The Development of Empathy
As children enter their second year of life they are standing on the edge of a developmental cliff. They are separating from their parents and defining an individual identity, a “self” – and they are recognizing that there is an entire universe outside of their home and family with which they can actually interact and, brace yourself…have an impact on!
Often times, our young two and three-year-olds are asked to dive into the first structured peer environment in their lives…school! The school year constantly offers new growth opportunities in the realm of social development and each child is in search of the answer to an important question: “How can I be one in a group of many and get my needs met?”
Empathy is commonly defined as one’s ability to recognize, perceive, and experientially feel the emotion of another.
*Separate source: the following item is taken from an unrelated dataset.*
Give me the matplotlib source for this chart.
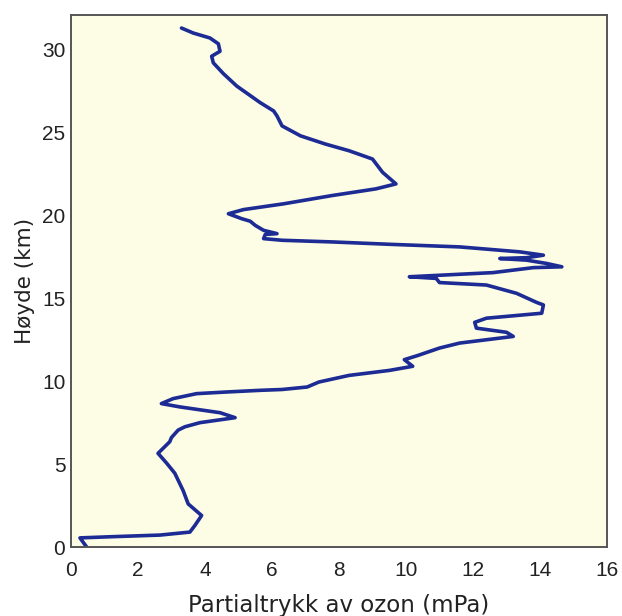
import matplotlib
matplotlib.use("Agg")
import matplotlib.pyplot as plt

plt.rcParams["font.family"] = ["Liberation Sans", "DejaVu Sans"]

# Ozonsonde-profil: partialtrykk (mPa) mot høyde (km), lest av bildet
ozon = [0.47, 0.27, 1.2, 2.66, 3.55, 3.7, 3.9, 3.5, 3.35, 3.1, 2.86, 2.6,
        2.75, 2.95, 3.0, 3.2, 3.4, 3.85, 4.9, 4.45, 3.25, 2.7, 3.05, 3.75,
        4.65, 5.65, 6.3, 7.05, 7.4, 8.3, 9.5, 10.2, 9.95, 10.35, 11.0,
        11.6, 13.2, 13.0, 12.1, 12.05, 12.4, 14.05, 14.1, 13.9, 13.3,
        12.4, 11.0, 10.9, 10.1, 11.1, 12.6, 13.8, 14.65, 14.2, 13.6, 12.8,
        13.6, 14.1, 13.4, 11.6, 9.6, 7.8, 6.3, 5.75, 5.8, 6.15, 5.75, 5.5,
        5.35, 5.1, 4.7, 5.15, 6.35, 7.8, 9.1, 9.7, 9.3, 9.0, 8.3, 7.6,
        6.85, 6.3, 6.15, 6.05, 5.65, 4.95, 4.55, 4.25, 4.2, 4.45, 4.4,
        4.15, 3.65, 3.3]
hoyde = [0.0, 0.55, 0.62, 0.72, 0.9, 1.3, 1.9, 2.6, 3.4, 4.45, 5.05, 5.65,
         5.95, 6.35, 6.6, 7.05, 7.25, 7.5, 7.8, 8.1, 8.45, 8.65, 8.95, 9.25,
         9.35, 9.45, 9.5, 9.65, 9.95, 10.35, 10.65, 10.9, 11.3, 11.55, 12.0,
         12.3, 12.7, 12.95, 13.2, 13.55, 13.8, 14.1, 14.6, 14.75, 15.3,
         15.8, 15.95, 16.2, 16.3, 16.4, 16.55, 16.85, 16.9, 17.1, 17.3, 17.4,
         17.45, 17.6, 17.8, 18.1, 18.25, 18.4, 18.5, 18.6, 18.85, 18.9, 19.1,
         19.4, 19.65, 19.8, 20.1, 20.35, 20.7, 21.2, 21.6, 21.9, 22.6, 23.4,
         23.9, 24.3, 24.8, 25.4, 26.0, 26.3, 26.8, 27.8, 28.55, 29.2, 29.6,
         29.9, 30.35, 30.7, 31.0, 31.3]

xticks = [0, 2, 4, 6, 8, 10, 12, 14, 16]
yticks = [0, 5, 10, 15, 20, 25, 30]

fig = plt.figure(figsize=(6.22, 6.16), dpi=100)
ax = fig.add_axes([0.114, 0.112, 0.862, 0.864])
ax.set_facecolor("#fdfce4")

ax.plot(ozon, hoyde, color="#1d2b95", linewidth=2.6,
        solid_joinstyle="round", solid_capstyle="round")

ax.set_xlim(0, 16)
ax.set_ylim(0, 32.1)
ax.set_xticks(xticks)
ax.set_yticks(yticks)
ax.tick_params(axis="both", length=0, labelsize=15, colors="#222222")
ax.tick_params(axis="x", pad=10)
ax.tick_params(axis="y", pad=4)

for s in ax.spines.values():
    s.set_color("#555555")
    s.set_linewidth(1.4)

# etikettene er bredere i originalen, DejaVu Sans ligner mer
ax.set_xlabel("Partialtrykk av ozon (mPa)", fontsize=16.5, color="#222222",
              family="DejaVu Sans", labelpad=10)
ax.set_ylabel("Høyde (km)", fontsize=15.5, color="#222222",
              family="DejaVu Sans", labelpad=5)

fig.savefig("out.png", dpi=100)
By the age of two, children normally begin to display the fundamental behaviors of empathy by having an emotional response that corresponds with another person.
For example, children will recognize tears as sadness and will actually be able to integrate and understand in their own body how that sadness feels. Another good indicator of this development of empathy is when children are able to use “false” sadness or smiles to obtain a goal (attention, to please others, etc.) These behaviors tell us that not only can they recognize the feeling another person is having, but they also understand the impact it has on others.
In the early stages of empathy development it is helpful to guide children to pair language with their own emotions so they are able to better understand their various emotional responses.
“You’re feeling so angry. You want a turn with that truck right now. It’s hard to wait.”
“Oh, I see you are sad. You’re really missing mom right now.”
By helping children identify and label their own emotions, we are then ready to use those same skills for their peers. During this second phase we can support our children to notice facial cues, body language, and verbal messages that give us information about what their friend might be feeling.
“Sarah looks sad….see her tears? She fell down on the rocks and hurt her knee. Ouch, that hurts.”
“David looks scared. Are you feeling worried about this chasing game, David?"
Once children are able to identify their friends’ emotions fairly accurately, we can then practice responding to those feelings in a way that demonstrates empathy and compassion.
“Lilly is feeling sad. She’s missing her mommy. Let’s get her a tissue together.”
“Oh, I see Johnny fell down. He’s sad because his knee hurts. Do you think he might like an ice pack?”
If it happens to be our child who participated in the friend being hurt, it is wise for us to remember that our job as the adult in the process is to model compassion, kindness, and nurturing behaviors and to support the child’s development of empathic understanding, NOT to impose our ideas about how the children should nurture each other. Forced apologies don’t work!
Children who are forced to apologize are focused on pleasing you, not helping the friend feel better. Often times an apology becomes part of the consequence of the action….is it any wonder we’re reluctant to apologize in our culture?
In addition, the upset friend isn’t left feeling truly cared for if they are receiving an unauthentic apology and your child often feels resentment towards this friend for the awkward outcome. The result? Neither child has their needs met, and a real learning moment has been missed. Try this instead:
“Max, please remember to be so gentle with your friends. That hurt David’s body. David, I’m so sorry you got pushed. That was scary, wasn’t it…..would you like a hug?”
The goal is for us to create the climate for compassion to bloom and grow and to give children modeling and lots of opportunities for practice. When they’re ready, it will evolve naturally and beautifully. Until then, show them how it’s done! Modeling heart-felt apologies is the best teaching you can offer your child.
The development of this empathy and the nurturing skills that often come along with it are amazing things to watch. The genuine love and care that is offered, and the look of gratitude and joy when it is received can just take your breath away.
These little human beings are learning how it feels to be a friend, how to be a peaceful and kind member of a community, and how to be one’s fullest and most expressed self inside of that community. A big job for a little person, but one with a lifetime of rewards.